Por Miguel Santana – @santanadeportes.- El espíritu romano se traslada al Universitario, y Tiburones tendrá que hacer de Espartaco para vencer al salvaje león. Hay que luchar fuerte contra un campeón de raza pura, porque para vencer al rey, se requiere de la extrema fuerza de muchos soldados tracios, convertidos en un solo puño. Parece este un desenlace cinematográfico de primer nivel, que pone a prueba la esperanzada pasión de un corazón declarado en rebeldía ante la opción de dimitir. Si hablásemos en idioma callejero, queda una última bala, sin opción a fallas. El margen de error es cero. Pero va más allá de vencer, porque se debe esperar y en caso de morir, hacerlo con gallardía.
Llegó el asalto decisivo, con dos pugilistas activos en pro de sus causas. La Guaira y Caracas se parecen a Joe Frazier y Muhammad Ali, solo que no es 1 de octubre de 1975, sino 20 de enero de 2024. La venganza perfecta contra el home run de Harold Castro no es otra que vencer y así, convencer al rival que no fue tal en la temporada, pero la magia del béisbol esconde sus trucos en lo impensado, y por más que difícil parezca, dijo Yogi Berra que “esto no acaba hasta que se termina”. Lugar propicio y hora perfecta, con samba, calor, sudor y un sinfín de personas que de color llenarán el día.

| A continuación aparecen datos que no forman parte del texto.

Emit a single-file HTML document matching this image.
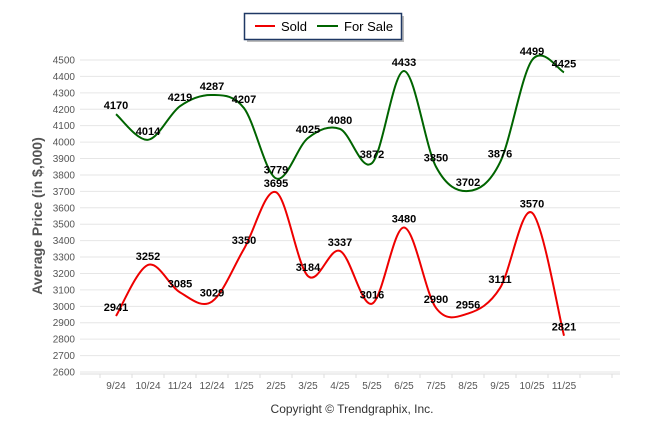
<!DOCTYPE html>
<html><head><meta charset="utf-8"><style>
body{margin:0;background:#fff;}
svg{display:block;font-family:"Liberation Sans",Arial,sans-serif;}
</style></head><body>
<svg id="c" width="646" height="434">
<g id="grid"></g>
<g id="yt"></g>
<g id="xt"></g>
<g id="series"></g>
<g id="labels"></g>
<text x="42" y="216" transform="rotate(-90 42 216)" text-anchor="middle" font-size="14" font-weight="bold" fill="#555">Average Price (in $,000)</text>
<text x="352" y="413" text-anchor="middle" font-size="12" fill="#333">Copyright © Trendgraphix, Inc.</text>
<g>
<rect x="247" y="16" width="157" height="26" fill="#bbb"/>
<rect x="244.5" y="13.5" width="157" height="26" fill="#fff" stroke="#1f3864" stroke-width="1.5"/>
<line x1="255" y1="26" x2="275" y2="26" stroke="#e00" stroke-width="2"/>
<text x="281" y="31" font-size="13" fill="#000">Sold</text>
<line x1="317" y1="26" x2="338" y2="26" stroke="#006400" stroke-width="2"/>
<text x="344" y="31" font-size="13" fill="#000">For Sale</text>
</g>
</svg>
<script>
const months=["9/24","10/24","11/24","12/24","1/25","2/25","3/25","4/25","5/25","6/25","7/25","8/25","9/25","10/25","11/25"];
const sold=[2941,3252,3085,3029,3350,3695,3184,3337,3016,3480,2990,2956,3111,3570,2821];
const forSale=[4170,4014,4219,4287,4207,3779,4025,4080,3872,4433,3850,3702,3876,4499,4425];
const yTicks=[2600,2700,2800,2900,3000,3100,3200,3300,3400,3500,3600,3700,3800,3900,4000,4100,4200,4300,4400,4500];
const NS="http://www.w3.org/2000/svg";
const yScale=v=>60+(4500-v)*312/1900;
const xScale=i=>116+i*32;
function mk(tag,attrs,parent){const e=document.createElementNS(NS,tag);for(const k in attrs)e.setAttribute(k,attrs[k]);parent.appendChild(e);return e;}
const grid=document.getElementById('grid'),yt=document.getElementById('yt'),xt=document.getElementById('xt'),ser=document.getElementById('series'),lab=document.getElementById('labels');
yTicks.forEach(t=>{
  const y=yScale(t);
  const l=mk('line',{x1:80,x2:620,y1:y,y2:y,stroke:'#e6e6e6','stroke-width':1},grid);
  
  
  const tx=mk('text',{x:75,y:y+3.5,'text-anchor':'end','font-size':10,fill:'#555'},yt);
  tx.textContent=t;
  
  
});
const ax=mk('line',{x1:80,x2:620,y1:374,y2:374,stroke:'#ddd'},xt);


for(let i=-1;i<months.length+1;i++){
  const x=xScale(i)+16;
  const tk=mk('line',{x1:x,x2:x,y1:374,y2:378,stroke:'#ddd'},xt);
  
  
}
months.forEach((m,i)=>{
  const tx=mk('text',{x:xScale(i),y:389,'text-anchor':'middle','font-size':10,fill:'#555'},xt);
  tx.textContent=m;
  
  
});
function path(vals){
  const p=vals.map((v,i)=>[xScale(i),yScale(v)]);
  let d=`M${p[0][0]},${p[0][1]}`;
  for(let i=0;i<p.length-1;i++){
    const p0=p[i-1]||p[i],p1=p[i],p2=p[i+1],p3=p[i+2]||p[i+1];
    const t=0.5/3*2;
    d+=` C${p1[0]+(p2[0]-p0[0])*t/2},${p1[1]+(p2[1]-p0[1])*t/2} ${p2[0]-(p3[0]-p1[0])*t/2},${p2[1]-(p3[1]-p1[1])*t/2} ${p2[0]},${p2[1]}`;
  }
  return d;
}
const s1=mk('path',{d:path(forSale),fill:'none',stroke:'#006400','stroke-width':2},ser);


const s2=mk('path',{d:path(sold),fill:'none',stroke:'#e00','stroke-width':2},ser);


[[sold,'sold-value-label'],[forSale,'for-sale-value-label']].forEach(([arr,n])=>{
  arr.forEach((v,i)=>{
    const tx=mk('text',{x:xScale(i),y:yScale(v)-5,'text-anchor':'middle','font-size':11,'font-weight':'bold',fill:'#000'},lab);
    tx.textContent=v;
    
    
  });
});
</script>
</body></html>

Un fanático caraquista comprende que la excelencia es el final de la exigencia. Por eso, cada derrota genera sensaciones de sinsabores. El peso de la historia obliga a siempre competir, sabiendo que imposible será estar siempre sentado en el trono, pero teniendo el deber de defenderlo hasta las últimas consecuencias. No es solo en honor a la legión, sino apoyándose en el significado de ser la escuadra cuya camisa vistió “Chico” Carrasquel; que fue ensuciada por Pompeyo Davalillo; amada en los brazos de Gonzalo Márquez; llevada lejos en cada cuadrangular de Antonio Armas; dignificada en las señas de Baudilio Díaz; engrandecida con los batazos de Galarraga; ensuciada de glamour con cada jugada de Vizquel y profundamente respetada por Bob Abreu.
El león no renuncia a la esperanza, ni siquiera en los momentos de mayor apremio. Cuando un escudo pesa, pasa lo mismo con el amor de quienes lo defienden hasta sin razón. Desde 1942 se escucha el rugido de un unísono sentir, con Lezama y su bandera representados en cada rostro lleno de tan indescriptible sentimiento. Ha regresado el nivel que por años caracterizó a nuestro béisbol, lleno de emoción hasta su último capítulo, con estadios concurridos, momentos angustiosos y cuadernos cansados de tantas combinaciones escritas en cada hoja. La diferencia está en lo tecnológico, porque ahora nos vemos cerca del debate cibernético, unidos en las diferencias criteriosas y a la espera del resultado para el pecho, público mostrar. Es parte de los tiempos en curso, aunque la esencia se mantenga como en el día cero.
Sueñan en el Estadio Monumental con una final. Los emperadores susurran en silencio una innegable intención de emocionantes combates y exuberantes cacerías. Es este gran anfiteatro, digno del primer mundo en plena entrada de la capital nacional, anhelan respirar aires de última instancia, por más desesperanzador que todo luzca.
Nadie puede apagar la llama de un monarca. Habrá que esperar un nuevo desenlace en la dinámica del día a día. Solo dos cosas son innegablemente ciertas: el respeto innegociable de la afición al escudo es proporcional al respaldo en horas delicadas. Y de último, la pelota venezolana es el punto de encuentro más efervescente en el año. Los Leones del Caracas son una identidad convertida en forma de vivir, ser y sentir.